▶ [EXERCISE REQUIREMENTS]: Examine the material below. Gather every line in which the string "chart" appears.

** START OF SUPPLIED INFORMATION **

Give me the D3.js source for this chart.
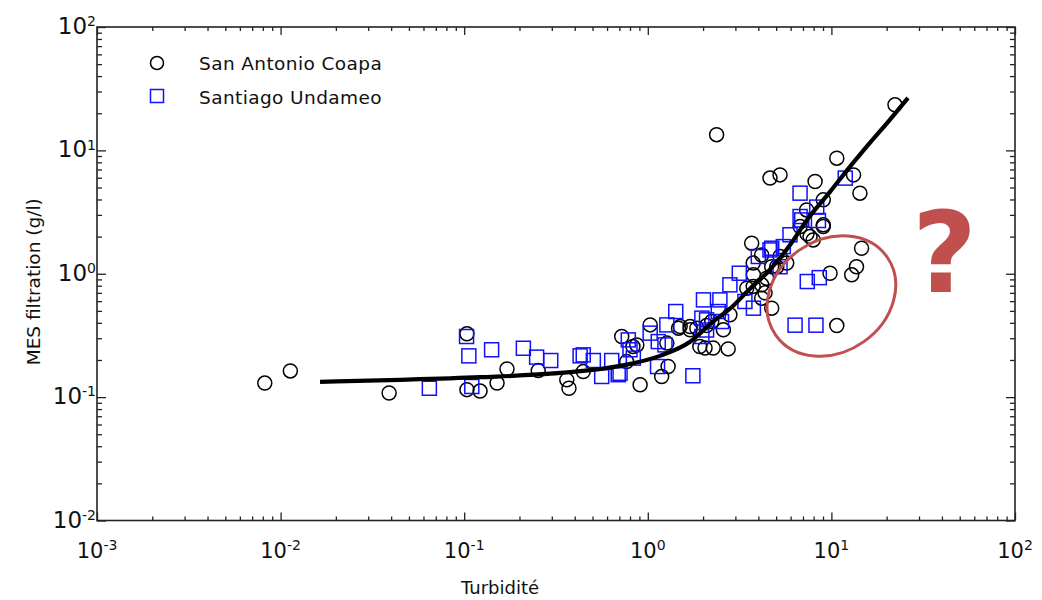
<!DOCTYPE html>
<html>
<head>
<meta charset="utf-8">
<script src="https://cdn.jsdelivr.net/npm/d3@7"></script>
<style>
  html, body { margin: 0; padding: 0; background: #fff; }
  svg { display: block; }
  text { font-family: "DejaVu Sans", sans-serif; fill: #111; }
</style>
</head>
<body>
<svg id="chart" width="1042" height="600"></svg>
<script>
// ---------------- data ----------------
const seriesNames = ["San Antonio Coapa", "Santiago Undameo"];

// San Antonio Coapa (black circles): [turbidity, MES g/l]
const coapaPoints = [
  [0.0082,0.13],[0.0113,0.163],[0.039,0.108],[0.1035,0.326],[0.1035,0.115],[0.122,0.112],
  [0.151,0.13],[0.171,0.169],[0.253,0.164],[0.362,0.138],[0.372,0.118],[0.445,0.161],
  [0.721,0.31],[0.767,0.194],[0.908,0.126],[1.03,0.385],[0.871,0.265],[0.83,0.257],[1.19,0.147],
  [1.29,0.177],[1.27,0.274],[1.47,0.362],[1.70,0.373],[1.92,0.257],[2.27,0.25],[1.85,0.362],
  [2.74,0.246],[2.05,0.25],[1.50,0.373],[1.70,0.351],[2.58,0.351],[2.80,0.465],[2.23,0.41],
  [2.09,0.38],[3.46,0.764],[3.76,0.98],[3.75,0.79],[4.17,0.813],[4.35,0.70],[4.17,0.634],
  [4.73,0.526],[4.44,0.92],[3.68,1.77],[4.17,1.42],[4.73,1.14],[5.25,1.38],[3.75,1.22],
  [5.71,1.22],[5.04,1.14],[7.96,1.88],[9.03,2.41],[7.36,2.11],[7.65,2.0],[6.75,2.41],
  [7.33,3.29],[9.03,3.97],[9.03,2.49],[2.37,13.4],[4.63,5.96],[5.25,6.33],[8.15,5.59],
  [10.7,8.65],[13.2,6.33],[14.3,4.50],[14.6,1.61],[13.7,1.14],[12.9,0.98],[9.83,1.01],
  [10.7,0.38],[22.2,23.4]
];

// Santiago Undameo (blue squares): [turbidity, MES g/l]
const undameoPoints = [
  [0.0646,0.118],[0.103,0.31],[0.106,0.216],[0.11,0.122],[0.141,0.242],[0.21,0.249],
  [0.248,0.211],[0.296,0.198],[0.428,0.216],[0.505,0.198],[0.561,0.147],[0.636,0.198],
  [0.69,0.152],[0.783,0.291],[0.80,0.242],[0.834,0.207],[1.03,0.33],[1.13,0.177],
  [1.14,0.282],[1.27,0.385],[1.42,0.494],[1.76,0.149],[1.97,0.437],[2.01,0.614],
  [0.706,0.156],[1.24,0.265],[2.09,0.423],[2.47,0.614],[2.42,0.494],[2.80,0.813],
  [3.15,1.01],[3.38,0.596],[3.76,0.526],[4.0,1.38],[4.63,1.56],[5.47,1.66],[5.25,1.14],
  [5.95,2.07],[6.89,2.73],[11.9,5.96],[6.75,4.50],[8.32,3.47],[6.75,2.91],[8.5,2.7],
  [4.73,1.61],[2.52,0.41],[2.09,0.35],[1.97,0.31],[0.445,0.22],
  [7.39,0.865],[8.59,0.93],[6.34,0.383],[8.24,0.383]
];

// fitted curve
const fitX = [0.0164,0.0447,0.122,0.333,0.706,1.165,1.70,2.26,2.80,3.60,4.46,5.95,7.36,9.82,12.6,16.2,20.8,26.1];
const fitY = [0.133,0.138,0.145,0.157,0.179,0.216,0.281,0.408,0.520,0.755,1.02,1.71,2.73,4.61,7.35,11.5,17.7,26.6];

// axes
const xDomain = [1e-3, 1e2];
const yDomain = [1e-2, 1e2];
const xMajorTicks = [1e-3, 1e-2, 1e-1, 1e0, 1e1, 1e2];
const yMajorTicks = [1e-2, 1e-1, 1e0, 1e1, 1e2];
const xTickExponents = ["-3", "-2", "-1", "0", "1", "2"];
const yTickExponents = ["-2", "-1", "0", "1", "2"];
const xTitle = "Turbidité";
const yTitle = "MES filtration (g/l)";

// annotation
const annotCenter = [10, 0.66];
const annotText = "?";

// ---------------- drawing ----------------
const svg = d3.select("#chart");
const L = 97, R = 1015, T = 27, B = 520.5;

const x = d3.scaleLog().domain(xDomain).range([L, R]);
const y = d3.scaleLog().domain(yDomain).range([B, T]);

function minors(domain) {
  const out = [];
  for (let e = Math.log10(domain[0]); e < Math.log10(domain[1]); e++) {
    for (let k = 2; k <= 9; k++) out.push(k * Math.pow(10, e));
  }
  return out;
}
const xMinor = minors(xDomain), yMinor = minors(yDomain);

const axisColor = "#222";
function styleAxis(g) {
  g.select(".domain").remove();
  g.selectAll("line").attr("stroke", axisColor).attr("stroke-width", 1.3);
}

// bottom
svg.append("g").attr("transform", `translate(0,${B})`)
  .call(d3.axisBottom(x).tickValues(xMajorTicks).tickSize(-8).tickFormat("")).call(styleAxis);
svg.append("g").attr("transform", `translate(0,${B})`)
  .call(d3.axisBottom(x).tickValues(xMinor).tickSize(-4).tickFormat("")).call(styleAxis);
// top
svg.append("g").attr("transform", `translate(0,${T})`)
  .call(d3.axisTop(x).tickValues(xMajorTicks).tickSize(-8).tickFormat("")).call(styleAxis);
svg.append("g").attr("transform", `translate(0,${T})`)
  .call(d3.axisTop(x).tickValues(xMinor).tickSize(-4).tickFormat("")).call(styleAxis);
// left
svg.append("g").attr("transform", `translate(${L},0)`)
  .call(d3.axisLeft(y).tickValues(yMajorTicks).tickSize(-9).tickFormat("")).call(styleAxis);
svg.append("g").attr("transform", `translate(${L},0)`)
  .call(d3.axisLeft(y).tickValues(yMinor).tickSize(-5).tickFormat("")).call(styleAxis);
// right
svg.append("g").attr("transform", `translate(${R},0)`)
  .call(d3.axisRight(y).tickValues(yMajorTicks).tickSize(-9).tickFormat("")).call(styleAxis);
svg.append("g").attr("transform", `translate(${R},0)`)
  .call(d3.axisRight(y).tickValues(yMinor).tickSize(-5).tickFormat("")).call(styleAxis);

// frame
svg.append("rect").attr("x", L).attr("y", T).attr("width", R - L).attr("height", B - T)
  .attr("fill", "none").attr("stroke", axisColor).attr("stroke-width", 1.6);

// tick labels
const xl = svg.append("g");
xMajorTicks.forEach((v, i) => {
  const t = xl.append("text").attr("x", x(v)).attr("y", 558)
    .attr("text-anchor", "middle").attr("font-size", 21);
  t.append("tspan").text("10");
  t.append("tspan").attr("dy", "-0.55em").attr("font-size", 14).text(xTickExponents[i]);
});
const yl = svg.append("g");
yMajorTicks.forEach((v, i) => {
  const t = yl.append("text").attr("x", 96).attr("y", y(v) + 7)
    .attr("text-anchor", "end").attr("font-size", 23);
  t.append("tspan").text("10");
  t.append("tspan").attr("dy", "-0.55em").attr("font-size", 14).text(yTickExponents[i]);
});

// titles
svg.append("text").attr("x", (L + R) / 2 - 56).attr("y", 594).attr("text-anchor", "middle")
  .attr("font-size", 18).text(xTitle);
svg.append("text").attr("transform", `translate(40,${(T + B) / 2 + 8}) rotate(-90)`)
  .attr("text-anchor", "middle").attr("font-size", 18.5).text(yTitle);

// points
const plot = svg.append("g");
plot.selectAll("circle.coapa").data(coapaPoints).join("circle")
  .attr("class", "coapa")
  .attr("cx", d => x(d[0])).attr("cy", d => y(d[1])).attr("r", 7)
  .attr("fill", "none").attr("stroke", "#000").attr("stroke-width", 1.5);
const s = 14;
plot.selectAll("rect.undameo").data(undameoPoints).join("rect")
  .attr("class", "undameo")
  .attr("x", d => x(d[0]) - s / 2).attr("y", d => y(d[1]) - s / 2)
  .attr("width", s).attr("height", s)
  .attr("fill", "none").attr("stroke", "#1010ff").attr("stroke-width", 1.5);

// fit curve
const fitData = fitX.map((v, i) => [v, fitY[i]]);
svg.append("path").datum(fitData)
  .attr("d", d3.line().x(d => x(d[0])).y(d => y(d[1])).curve(d3.curveMonotoneX))
  .attr("fill", "none").attr("stroke", "#000").attr("stroke-width", 4.2);

// legend
const leg = svg.append("g");
leg.append("circle").attr("cx", 157).attr("cy", 63).attr("r", 6.5)
  .attr("fill", "none").attr("stroke", "#000").attr("stroke-width", 1.5);
leg.append("text").attr("x", 199).attr("y", 70).attr("font-size", 18.5)
  .attr("letter-spacing", 0.4).text(seriesNames[0]);
leg.append("rect").attr("x", 150.5).attr("y", 89.5).attr("width", 13).attr("height", 13)
  .attr("fill", "none").attr("stroke", "#1010ff").attr("stroke-width", 1.5);
leg.append("text").attr("x", 199).attr("y", 104).attr("font-size", 18.5)
  .attr("letter-spacing", 0.4).text(seriesNames[1]);

// annotation ellipse and question mark
const annotColor = "#c0504d";
svg.append("ellipse")
  .attr("transform", `translate(${x(annotCenter[0])},${y(annotCenter[1])}) rotate(-35)`)
  .attr("rx", 68).attr("ry", 56)
  .attr("fill", "none").attr("stroke", annotColor).attr("stroke-width", 3);
svg.append("text").attr("x", x(annotCenter[0]) + 113).attr("y", 292)
  .attr("text-anchor", "middle").attr("font-family", "Open Sans, DejaVu Sans, sans-serif")
  .attr("font-weight", "bold").attr("font-size", 112).style("fill", annotColor).text(annotText);
</script>
</body>
</html>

** END OF SUPPLIED INFORMATION **

▶ [ANSWER TO THIS TASK]:
Give me the D3.js source for this chart.
<svg id="chart" width="1042" height="600"></svg>
const svg = d3.select("#chart");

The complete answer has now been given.